EXERCISE DESCRIPTION: Repeat what the lines below say, word for word, and skip every image.

DATA SECTION:
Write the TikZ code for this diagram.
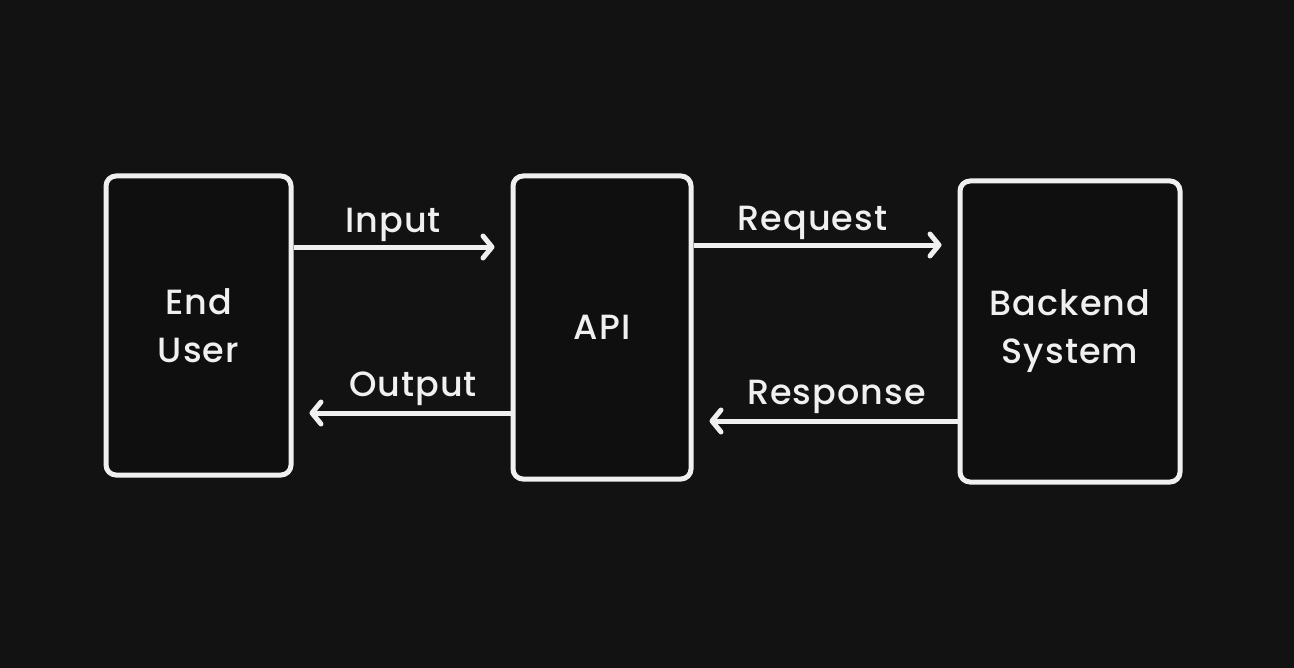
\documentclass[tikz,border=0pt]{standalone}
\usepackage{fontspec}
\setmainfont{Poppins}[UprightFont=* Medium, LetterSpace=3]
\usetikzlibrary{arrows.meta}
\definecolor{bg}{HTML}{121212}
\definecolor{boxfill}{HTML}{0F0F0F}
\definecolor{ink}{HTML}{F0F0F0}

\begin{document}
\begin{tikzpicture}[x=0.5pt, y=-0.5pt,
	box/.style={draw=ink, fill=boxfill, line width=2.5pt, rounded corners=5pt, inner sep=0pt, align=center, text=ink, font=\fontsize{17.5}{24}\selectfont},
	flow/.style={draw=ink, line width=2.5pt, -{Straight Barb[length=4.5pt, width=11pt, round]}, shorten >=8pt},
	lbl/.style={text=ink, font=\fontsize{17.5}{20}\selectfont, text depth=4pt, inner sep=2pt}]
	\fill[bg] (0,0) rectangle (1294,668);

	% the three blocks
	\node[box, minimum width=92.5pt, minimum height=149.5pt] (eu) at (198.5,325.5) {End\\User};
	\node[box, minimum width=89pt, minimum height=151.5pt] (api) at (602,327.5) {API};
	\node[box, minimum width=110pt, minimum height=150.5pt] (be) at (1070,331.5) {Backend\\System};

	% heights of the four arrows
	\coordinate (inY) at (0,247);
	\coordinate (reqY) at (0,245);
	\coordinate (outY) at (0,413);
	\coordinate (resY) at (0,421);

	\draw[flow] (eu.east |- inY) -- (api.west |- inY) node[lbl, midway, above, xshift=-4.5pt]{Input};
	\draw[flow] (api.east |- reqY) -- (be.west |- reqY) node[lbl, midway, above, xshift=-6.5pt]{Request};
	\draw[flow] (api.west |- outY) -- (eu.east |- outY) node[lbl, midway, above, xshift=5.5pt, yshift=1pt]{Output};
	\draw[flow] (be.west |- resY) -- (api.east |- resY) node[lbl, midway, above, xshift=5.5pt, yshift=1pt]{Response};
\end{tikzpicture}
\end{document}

TASK RESPONSE:
Write the TikZ code for this diagram.
\documentclass[tikz,border=0pt]{standalone}
\usepackage{fontspec}
\setmainfont{Poppins}[UprightFont=* Medium, LetterSpace=3]
\usetikzlibrary{arrows.meta}
\definecolor{bg}{HTML}{121212}
\definecolor{boxfill}{HTML}{0F0F0F}
\definecolor{ink}{HTML}{F0F0F0}

\begin{document}
\begin{tikzpicture}[x=0.5pt, y=-0.5pt,
	box/.style={draw=ink, fill=boxfill, line width=2.5pt, rounded corners=5pt, inner sep=0pt, align=center, text=ink, font=\fontsize{17.5}{24}\selectfont},
	flow/.style={draw=ink, line width=2.5pt, -{Straight Barb[length=4.5pt, width=11pt, round]}, shorten >=8pt},
	lbl/.style={text=ink, font=\fontsize{17.5}{20}\selectfont, text depth=4pt, inner sep=2pt}]
	\fill[bg] (0,0) rectangle (1294,668);

	% the three blocks
	\node[box, minimum width=92.5pt, minimum height=149.5pt] (eu) at (198.5,325.5) {End\\User};
	\node[box, minimum width=89pt, minimum height=151.5pt] (api) at (602,327.5) {API};
	\node[box, minimum width=110pt, minimum height=150.5pt] (be) at (1070,331.5) {Backend\\System};

	% heights of the four arrows
	\coordinate (inY) at (0,247);
	\coordinate (reqY) at (0,245);
	\coordinate (outY) at (0,413);
	\coordinate (resY) at (0,421);

	\draw[flow] (eu.east |- inY) -- (api.west |- inY) node[lbl, midway, above, xshift=-4.5pt]{Input};
	\draw[flow] (api.east |- reqY) -- (be.west |- reqY) node[lbl, midway, above, xshift=-6.5pt]{Request};
	\draw[flow] (api.west |- outY) -- (eu.east |- outY) node[lbl, midway, above, xshift=5.5pt, yshift=1pt]{Output};
	\draw[flow] (be.west |- resY) -- (api.east |- resY) node[lbl, midway, above, xshift=5.5pt, yshift=1pt]{Response};
\end{tikzpicture}
\end{document}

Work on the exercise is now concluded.